Only the lines from the one holding "Recreate this image" through the one holding "const data = clarities.flatMap((c,i)=>" are to be retyped, exactly as they appear, with both boundary lines included.

**Records shown:**

▬▬▬▬▬▬

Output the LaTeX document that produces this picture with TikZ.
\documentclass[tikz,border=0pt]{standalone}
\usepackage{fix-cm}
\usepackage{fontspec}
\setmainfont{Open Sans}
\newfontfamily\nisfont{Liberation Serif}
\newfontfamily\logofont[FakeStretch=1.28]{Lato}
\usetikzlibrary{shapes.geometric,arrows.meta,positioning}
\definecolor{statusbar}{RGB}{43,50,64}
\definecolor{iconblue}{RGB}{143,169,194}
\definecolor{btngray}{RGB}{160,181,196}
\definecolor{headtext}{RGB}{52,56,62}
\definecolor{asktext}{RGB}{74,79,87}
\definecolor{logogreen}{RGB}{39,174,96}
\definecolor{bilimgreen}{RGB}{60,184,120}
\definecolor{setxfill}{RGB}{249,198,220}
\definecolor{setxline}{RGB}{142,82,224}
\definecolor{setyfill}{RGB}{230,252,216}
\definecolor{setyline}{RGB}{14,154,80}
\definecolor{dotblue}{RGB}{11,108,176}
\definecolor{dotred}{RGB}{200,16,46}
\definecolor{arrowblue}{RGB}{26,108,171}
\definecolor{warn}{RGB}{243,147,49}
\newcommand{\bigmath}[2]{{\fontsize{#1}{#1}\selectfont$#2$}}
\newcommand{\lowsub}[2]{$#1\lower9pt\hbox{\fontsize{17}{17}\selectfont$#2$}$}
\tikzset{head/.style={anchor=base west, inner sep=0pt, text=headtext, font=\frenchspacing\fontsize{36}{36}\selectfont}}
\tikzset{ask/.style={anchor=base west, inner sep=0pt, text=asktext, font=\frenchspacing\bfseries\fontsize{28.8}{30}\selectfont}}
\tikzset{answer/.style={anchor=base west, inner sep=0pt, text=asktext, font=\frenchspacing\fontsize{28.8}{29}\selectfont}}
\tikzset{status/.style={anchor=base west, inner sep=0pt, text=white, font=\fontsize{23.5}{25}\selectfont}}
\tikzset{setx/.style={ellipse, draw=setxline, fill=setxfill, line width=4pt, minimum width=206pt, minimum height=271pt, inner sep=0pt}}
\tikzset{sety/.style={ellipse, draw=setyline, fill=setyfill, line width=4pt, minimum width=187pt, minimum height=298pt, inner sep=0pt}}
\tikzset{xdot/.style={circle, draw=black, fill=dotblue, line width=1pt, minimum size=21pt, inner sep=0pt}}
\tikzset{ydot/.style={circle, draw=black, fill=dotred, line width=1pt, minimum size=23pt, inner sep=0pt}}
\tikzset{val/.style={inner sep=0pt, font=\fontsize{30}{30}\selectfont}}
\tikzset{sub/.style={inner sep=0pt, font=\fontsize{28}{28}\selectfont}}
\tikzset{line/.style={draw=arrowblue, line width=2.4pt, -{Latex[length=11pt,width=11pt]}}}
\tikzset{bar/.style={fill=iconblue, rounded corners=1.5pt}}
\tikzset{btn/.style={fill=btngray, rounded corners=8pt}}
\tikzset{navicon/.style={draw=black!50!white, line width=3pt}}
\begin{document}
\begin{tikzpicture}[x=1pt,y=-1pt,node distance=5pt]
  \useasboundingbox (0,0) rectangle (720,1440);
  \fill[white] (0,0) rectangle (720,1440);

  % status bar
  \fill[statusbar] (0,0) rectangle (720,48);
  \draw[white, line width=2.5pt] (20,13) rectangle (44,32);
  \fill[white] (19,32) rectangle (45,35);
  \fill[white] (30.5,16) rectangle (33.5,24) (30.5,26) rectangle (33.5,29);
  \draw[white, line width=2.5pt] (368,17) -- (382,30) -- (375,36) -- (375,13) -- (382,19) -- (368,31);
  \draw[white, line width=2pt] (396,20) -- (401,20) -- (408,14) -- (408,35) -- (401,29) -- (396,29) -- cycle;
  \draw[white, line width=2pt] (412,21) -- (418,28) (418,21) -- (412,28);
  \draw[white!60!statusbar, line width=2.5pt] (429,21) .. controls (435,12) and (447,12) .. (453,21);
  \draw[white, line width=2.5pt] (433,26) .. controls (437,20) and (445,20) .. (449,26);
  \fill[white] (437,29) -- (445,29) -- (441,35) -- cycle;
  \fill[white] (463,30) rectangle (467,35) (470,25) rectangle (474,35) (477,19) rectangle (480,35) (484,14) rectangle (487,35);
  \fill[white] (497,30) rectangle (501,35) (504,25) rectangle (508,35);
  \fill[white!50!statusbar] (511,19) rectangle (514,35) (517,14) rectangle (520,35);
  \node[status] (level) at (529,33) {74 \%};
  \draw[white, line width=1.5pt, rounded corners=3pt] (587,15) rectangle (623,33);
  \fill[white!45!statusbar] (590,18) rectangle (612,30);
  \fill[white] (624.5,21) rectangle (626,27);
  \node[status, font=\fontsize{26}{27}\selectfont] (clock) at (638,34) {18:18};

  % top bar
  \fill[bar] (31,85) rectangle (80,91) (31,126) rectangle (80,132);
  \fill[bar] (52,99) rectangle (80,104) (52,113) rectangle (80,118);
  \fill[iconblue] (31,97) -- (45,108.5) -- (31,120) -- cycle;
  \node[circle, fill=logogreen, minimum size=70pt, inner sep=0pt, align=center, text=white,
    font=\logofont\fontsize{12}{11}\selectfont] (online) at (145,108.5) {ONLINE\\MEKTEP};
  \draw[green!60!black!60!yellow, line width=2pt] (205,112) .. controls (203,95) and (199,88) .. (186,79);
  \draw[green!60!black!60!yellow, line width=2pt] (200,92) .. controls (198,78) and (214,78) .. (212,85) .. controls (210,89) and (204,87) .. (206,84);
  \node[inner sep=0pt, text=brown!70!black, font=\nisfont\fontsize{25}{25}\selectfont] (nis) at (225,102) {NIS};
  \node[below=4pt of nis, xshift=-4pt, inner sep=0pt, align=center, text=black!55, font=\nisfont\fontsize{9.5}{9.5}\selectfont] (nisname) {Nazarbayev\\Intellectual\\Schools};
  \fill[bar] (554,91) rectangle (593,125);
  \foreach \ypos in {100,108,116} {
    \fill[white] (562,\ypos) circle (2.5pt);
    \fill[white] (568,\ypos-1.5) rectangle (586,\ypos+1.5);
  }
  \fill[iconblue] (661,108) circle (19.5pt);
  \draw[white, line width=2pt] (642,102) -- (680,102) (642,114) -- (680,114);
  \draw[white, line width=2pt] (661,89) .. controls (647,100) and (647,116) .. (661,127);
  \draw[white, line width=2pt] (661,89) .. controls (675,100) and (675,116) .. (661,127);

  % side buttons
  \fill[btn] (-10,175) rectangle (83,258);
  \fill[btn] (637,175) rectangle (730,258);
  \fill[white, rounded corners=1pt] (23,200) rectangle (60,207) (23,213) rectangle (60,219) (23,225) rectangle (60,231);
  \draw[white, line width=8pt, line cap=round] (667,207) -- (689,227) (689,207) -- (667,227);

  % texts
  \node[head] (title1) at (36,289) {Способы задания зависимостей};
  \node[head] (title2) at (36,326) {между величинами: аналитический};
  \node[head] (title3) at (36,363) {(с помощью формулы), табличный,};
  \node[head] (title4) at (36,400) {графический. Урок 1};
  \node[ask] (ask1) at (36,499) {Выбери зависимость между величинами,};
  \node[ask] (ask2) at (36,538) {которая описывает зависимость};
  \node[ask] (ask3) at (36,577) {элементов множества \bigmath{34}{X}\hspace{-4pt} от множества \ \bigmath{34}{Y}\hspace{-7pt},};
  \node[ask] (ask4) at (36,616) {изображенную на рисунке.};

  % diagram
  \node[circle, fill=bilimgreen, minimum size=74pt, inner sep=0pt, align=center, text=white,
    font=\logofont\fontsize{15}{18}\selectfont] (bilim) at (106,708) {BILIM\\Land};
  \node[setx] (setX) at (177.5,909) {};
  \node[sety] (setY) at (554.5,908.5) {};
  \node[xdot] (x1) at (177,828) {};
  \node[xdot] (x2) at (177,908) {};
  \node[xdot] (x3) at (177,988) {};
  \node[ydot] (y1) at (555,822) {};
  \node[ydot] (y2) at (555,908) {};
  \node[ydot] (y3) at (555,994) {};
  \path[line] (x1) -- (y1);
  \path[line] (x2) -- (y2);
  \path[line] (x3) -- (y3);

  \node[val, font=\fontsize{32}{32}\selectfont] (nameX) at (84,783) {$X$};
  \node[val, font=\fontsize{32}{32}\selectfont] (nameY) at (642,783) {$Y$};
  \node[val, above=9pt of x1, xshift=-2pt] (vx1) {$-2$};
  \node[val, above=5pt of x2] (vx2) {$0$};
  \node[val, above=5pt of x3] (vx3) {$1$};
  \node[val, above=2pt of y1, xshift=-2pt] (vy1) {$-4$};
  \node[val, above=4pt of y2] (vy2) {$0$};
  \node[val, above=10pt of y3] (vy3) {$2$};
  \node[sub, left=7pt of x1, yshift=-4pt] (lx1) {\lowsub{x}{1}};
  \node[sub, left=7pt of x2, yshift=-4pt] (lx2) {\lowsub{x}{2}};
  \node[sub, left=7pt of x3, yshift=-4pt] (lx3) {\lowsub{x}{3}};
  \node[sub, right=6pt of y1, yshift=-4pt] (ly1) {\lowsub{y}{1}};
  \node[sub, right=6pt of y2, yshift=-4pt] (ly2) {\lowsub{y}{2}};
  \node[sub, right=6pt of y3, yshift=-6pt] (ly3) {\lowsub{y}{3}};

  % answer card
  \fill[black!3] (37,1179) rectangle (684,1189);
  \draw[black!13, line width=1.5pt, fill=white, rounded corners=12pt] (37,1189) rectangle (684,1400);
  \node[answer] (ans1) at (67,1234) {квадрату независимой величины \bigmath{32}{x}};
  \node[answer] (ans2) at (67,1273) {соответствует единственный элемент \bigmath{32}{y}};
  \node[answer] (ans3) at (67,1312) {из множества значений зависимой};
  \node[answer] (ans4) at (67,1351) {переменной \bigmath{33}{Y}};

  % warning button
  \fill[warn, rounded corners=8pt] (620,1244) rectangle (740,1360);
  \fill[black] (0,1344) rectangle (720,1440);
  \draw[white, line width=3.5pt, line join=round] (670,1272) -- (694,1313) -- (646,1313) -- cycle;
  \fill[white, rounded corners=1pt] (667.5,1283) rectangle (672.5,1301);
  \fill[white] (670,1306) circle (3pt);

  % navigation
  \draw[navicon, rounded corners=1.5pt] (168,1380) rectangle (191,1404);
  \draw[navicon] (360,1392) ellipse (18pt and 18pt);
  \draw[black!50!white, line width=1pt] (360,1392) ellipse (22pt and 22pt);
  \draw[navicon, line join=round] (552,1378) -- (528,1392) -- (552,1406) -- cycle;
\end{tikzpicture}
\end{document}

▬▬▬▬▬▬

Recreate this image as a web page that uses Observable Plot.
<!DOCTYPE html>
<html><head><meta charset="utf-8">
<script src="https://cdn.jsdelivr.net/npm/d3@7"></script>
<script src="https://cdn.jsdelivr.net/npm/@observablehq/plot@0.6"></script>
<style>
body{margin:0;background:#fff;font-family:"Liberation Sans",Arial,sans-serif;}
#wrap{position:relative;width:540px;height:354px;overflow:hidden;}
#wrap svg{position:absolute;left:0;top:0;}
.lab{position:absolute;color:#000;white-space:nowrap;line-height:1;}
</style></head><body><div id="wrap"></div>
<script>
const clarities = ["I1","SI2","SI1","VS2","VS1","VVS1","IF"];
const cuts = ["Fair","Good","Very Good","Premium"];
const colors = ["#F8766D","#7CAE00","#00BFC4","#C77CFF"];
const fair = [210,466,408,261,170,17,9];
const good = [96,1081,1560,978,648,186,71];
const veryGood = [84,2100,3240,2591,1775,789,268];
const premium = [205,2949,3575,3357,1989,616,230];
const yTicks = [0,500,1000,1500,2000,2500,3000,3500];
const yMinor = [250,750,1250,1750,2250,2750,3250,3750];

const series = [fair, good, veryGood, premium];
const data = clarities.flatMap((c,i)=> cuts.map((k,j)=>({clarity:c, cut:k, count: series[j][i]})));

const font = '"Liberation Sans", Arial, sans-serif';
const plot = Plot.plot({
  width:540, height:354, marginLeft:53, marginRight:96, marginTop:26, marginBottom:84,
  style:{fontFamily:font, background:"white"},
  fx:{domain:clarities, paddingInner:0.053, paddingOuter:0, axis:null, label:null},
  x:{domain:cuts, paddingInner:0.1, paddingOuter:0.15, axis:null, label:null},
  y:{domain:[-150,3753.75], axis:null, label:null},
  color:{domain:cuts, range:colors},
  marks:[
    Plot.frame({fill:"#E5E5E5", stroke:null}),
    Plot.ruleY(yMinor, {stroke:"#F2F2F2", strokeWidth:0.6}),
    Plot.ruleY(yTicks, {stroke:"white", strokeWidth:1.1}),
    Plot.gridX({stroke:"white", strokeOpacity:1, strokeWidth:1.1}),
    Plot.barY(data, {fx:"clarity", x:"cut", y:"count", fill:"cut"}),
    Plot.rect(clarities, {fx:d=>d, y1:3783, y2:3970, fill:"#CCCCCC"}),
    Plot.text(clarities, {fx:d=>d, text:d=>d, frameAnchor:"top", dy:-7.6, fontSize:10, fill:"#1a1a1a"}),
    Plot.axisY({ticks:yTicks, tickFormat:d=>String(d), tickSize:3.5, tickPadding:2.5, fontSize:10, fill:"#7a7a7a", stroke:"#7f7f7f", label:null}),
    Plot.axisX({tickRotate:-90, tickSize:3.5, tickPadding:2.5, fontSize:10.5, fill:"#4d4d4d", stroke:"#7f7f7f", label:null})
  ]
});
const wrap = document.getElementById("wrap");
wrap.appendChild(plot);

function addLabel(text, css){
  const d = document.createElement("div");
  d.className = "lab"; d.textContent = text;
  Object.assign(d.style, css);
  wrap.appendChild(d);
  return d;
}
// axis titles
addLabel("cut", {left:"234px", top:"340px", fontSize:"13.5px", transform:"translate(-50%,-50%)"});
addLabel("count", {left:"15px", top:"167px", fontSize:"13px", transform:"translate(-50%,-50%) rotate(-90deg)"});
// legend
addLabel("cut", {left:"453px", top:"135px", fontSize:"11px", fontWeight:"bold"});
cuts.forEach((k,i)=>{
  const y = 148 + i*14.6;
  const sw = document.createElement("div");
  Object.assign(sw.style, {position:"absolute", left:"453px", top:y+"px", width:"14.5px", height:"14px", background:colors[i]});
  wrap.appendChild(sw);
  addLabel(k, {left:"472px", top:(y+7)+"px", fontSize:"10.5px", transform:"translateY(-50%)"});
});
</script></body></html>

▬▬▬▬▬▬

**Reply:**
Recreate this image as a web page that uses Observable Plot.
<!DOCTYPE html>
<html><head><meta charset="utf-8">
<script src="https://cdn.jsdelivr.net/npm/d3@7"></script>
<script src="https://cdn.jsdelivr.net/npm/@observablehq/plot@0.6"></script>
<style>
body{margin:0;background:#fff;font-family:"Liberation Sans",Arial,sans-serif;}
#wrap{position:relative;width:540px;height:354px;overflow:hidden;}
#wrap svg{position:absolute;left:0;top:0;}
.lab{position:absolute;color:#000;white-space:nowrap;line-height:1;}
</style></head><body><div id="wrap"></div>
<script>
const clarities = ["I1","SI2","SI1","VS2","VS1","VVS1","IF"];
const cuts = ["Fair","Good","Very Good","Premium"];
const colors = ["#F8766D","#7CAE00","#00BFC4","#C77CFF"];
const fair = [210,466,408,261,170,17,9];
const good = [96,1081,1560,978,648,186,71];
const veryGood = [84,2100,3240,2591,1775,789,268];
const premium = [205,2949,3575,3357,1989,616,230];
const yTicks = [0,500,1000,1500,2000,2500,3000,3500];
const yMinor = [250,750,1250,1750,2250,2750,3250,3750];

const series = [fair, good, veryGood, premium];
const data = clarities.flatMap((c,i)=> cuts.map((k,j)=>({clarity:c, cut:k, count: series[j][i]})));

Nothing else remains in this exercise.